Starting now, when you end a conversation in Forum, a background process reads across your turns and extracts the belief claims inside them. Not a summary of what the conversation was about. The actual positions you took: what you asserted, what you questioned, what you held with uncertainty, what you seemed to walk back.

These accumulate across conversations. After a few sessions, Forum starts to notice patterns. Things you’ve argued more than once. Tensions between positions you’ve taken in different conversations. Questions you’ve circled without landing.

From that signal, Forum generates three prompts — one for each type of re-engagement:

A safe prompt extends a thread you started. Something you left open. It asks: want to push on it?

A generative prompt finds two things you’ve argued that sit in tension with each other. It doesn’t tell you which one is right. It asks: which is it?

A challenging prompt finds territory you haven’t explored in this domain. Not based on what we think you should think about — based on what’s notably absent from your history. It asks the question you haven’t asked yourself yet.

These surface in a “Your Forum” tab when you open the app. Not as recommendations. As questions.
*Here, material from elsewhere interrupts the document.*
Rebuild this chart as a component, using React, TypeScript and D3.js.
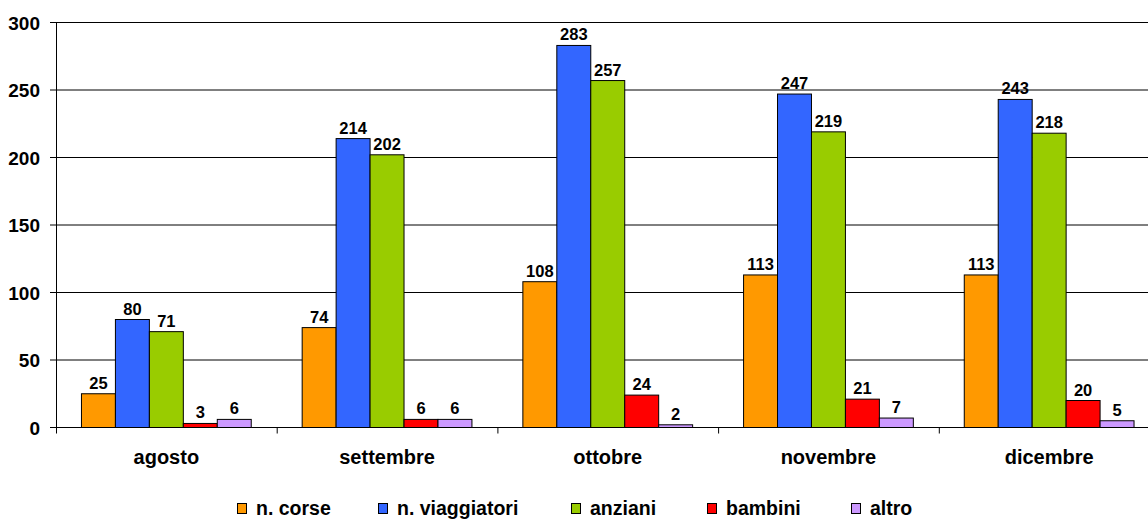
import React from "react";
import * as d3 from "d3";

const months = ["agosto", "settembre", "ottobre", "novembre", "dicembre"];
const seriesNames = ["n. corse", "n. viaggiatori", "anziani", "bambini", "altro"];
const seriesColors = ["#FF9900", "#3366FF", "#99CC00", "#FF0000", "#CC99FF"];
const nCorse = [25, 74, 108, 113, 113];
const nViaggiatori = [80, 214, 283, 247, 243];
const anziani = [71, 202, 257, 219, 218];
const bambini = [3, 6, 24, 21, 20];
const altro = [6, 6, 2, 7, 5];
const yTicks = [0, 50, 100, 150, 200, 250, 300];

const seriesValues = [nCorse, nViaggiatori, anziani, bambini, altro];

const W = 1148;
const H = 520;
const FONT = "'Liberation Sans', Arial, Helvetica, sans-serif";

// legend layout (swatch x positions)
const legendX = [237.5, 378.5, 571.5, 707.5, 851.5];

export default function App() {
  const x0 = d3.scaleBand<string>().domain(months).range([56, 1159.5]).paddingInner(0).paddingOuter(0);
  const x1 = d3
    .scaleBand<string>()
    .domain(seriesNames)
    .range([0, x0.bandwidth()])
    .paddingInner(0)
    .paddingOuter(0.75);
  const y = d3.scaleLinear().domain([0, 300]).range([427.5, 22.5]);

  const boundaries = months.map((m) => x0(m)!).concat([x0(months[months.length - 1])! + x0.bandwidth()]);

  return (
    <svg
      width={W}
      height={H}
      style={{ position: "absolute", left: 0, top: 0, background: "#fff" }}
      fontFamily={FONT}
      fontWeight="bold"
    >
      <rect x={0} y={0} width={W} height={H} fill="#fff" />
      {/* gridlines */}
      {yTicks.map((t) => (
        <line key={"g" + t} x1={50} x2={W} y1={y(t)} y2={y(t)} stroke="#000" strokeWidth={1} />
      ))}
      {/* y axis */}
      <line x1={56.5} x2={56.5} y1={y(300)} y2={y(0)} stroke="#000" strokeWidth={1} />
      {/* x ticks */}
      {boundaries.map((b, i) => (
        <line key={"xt" + i} x1={b + 0.5} x2={b + 0.5} y1={y(0)} y2={y(0) + 6} stroke="#000" strokeWidth={1} />
      ))}
      {/* y labels */}
      {yTicks.map((t) => (
        <text key={"yl" + t} x={40} y={y(t) + 7} textAnchor="end" fontSize={19} fill="#000">
          {t}
        </text>
      ))}
      {/* bars */}
      {months.map((m, mi) => (
        <g key={m} transform={`translate(${x0(m)},0)`}>
          {seriesNames.map((s, si) => {
            const v = seriesValues[si][mi];
            const bx = x1(s)!;
            return (
              <g key={s}>
                <rect
                  x={bx}
                  y={y(v)}
                  width={x1.bandwidth()}
                  height={y(0) - y(v)}
                  fill={seriesColors[si]}
                  stroke="#000"
                  strokeWidth={1}
                />
                <text
                  x={bx + x1.bandwidth() / 2}
                  y={y(v) - 5}
                  textAnchor="middle"
                  fontSize={16.5}
                  fill="#000"
                >
                  {v}
                </text>
              </g>
            );
          })}
          <text x={x0.bandwidth() / 2} y={464} textAnchor="middle" fontSize={20} fill="#000">
            {m}
          </text>
        </g>
      ))}
      {/* legend */}
      {seriesNames.map((s, i) => (
        <g key={"lg" + s}>
          <rect x={legendX[i]} y={503.5} width={9} height={10} fill={seriesColors[i]} stroke="#000" strokeWidth={1} />
          <text x={legendX[i] + 18.5} y={515} fontSize={19.5} fill="#000">
            {s}
          </text>
        </g>
      ))}
    </svg>
  );
}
Questions that come directly from what you’ve said.

Why this is different

The dominant model for re-engagement in most apps is recency and popularity. “You might also like.” “Trending today.” “Picks for you” based on aggregate behavior.

That’s not what’s happening here.

The prompts Forum generates aren’t based on what other people engage with. They’re based on what you specifically have argued, left unresolved, or contradicted. They’re yours because they came from you.

That distinction matters. A prompt generated from your own history has epistemic weight that a recommended topic doesn’t. It’s not asking you to engage with something interesting. It’s asking you to finish a thought you already started, or account for a tension you already created.

Whether you agree with how Forum read your conversation is itself interesting. Sometimes it will get it right and you’ll feel the pull immediately. Sometimes it will extract a position you don’t fully recognize, and the friction of that disagreement is productive. Both are useful.

What we’re careful about

Extracted beliefs don’t appear in your interface directly. You don’t see a list of “things Forum thinks you believe.” The belief extraction is internal — it powers the prompts, but the raw claims stay out of the user experience, at least for now.

That’s a deliberate choice. Reflecting your own words back to you is a different experience from what we’re building here. We’re not trying to characterize you. We’re trying to ask you the next question.

We’re also early. The extraction isn’t perfect. Some conversations have rich, arguable positions throughout. Others are more exploratory — circling rather than landing anywhere. The system learns to distinguish these over time, and the minimum threshold before prompts are generated gives it enough signal to say something real rather than something generic.

What this makes possible

If the conversation is the unit of Forum — the place where thinking happens, where self-knowledge accumulates — then what happens between conversations matters.

The gap between sessions has always been dead time. You leave thinking about something. You come back and the thread isn’t there. You start over rather than resuming.

Belief extraction changes that. It turns the gap between sessions into something productive. The questions Forum asks when you return aren’t arbitrary — they’re the direct continuation of thoughts you were already having. The conversation becomes ongoing in a way it hasn’t been before.

That’s the version of Forum we’re building toward: not a series of isolated sessions, but a long-running intellectual relationship where the system knows what you’ve been thinking about, where you left off, and what question to ask next.

The record of what you believe was already there. We just started reading it.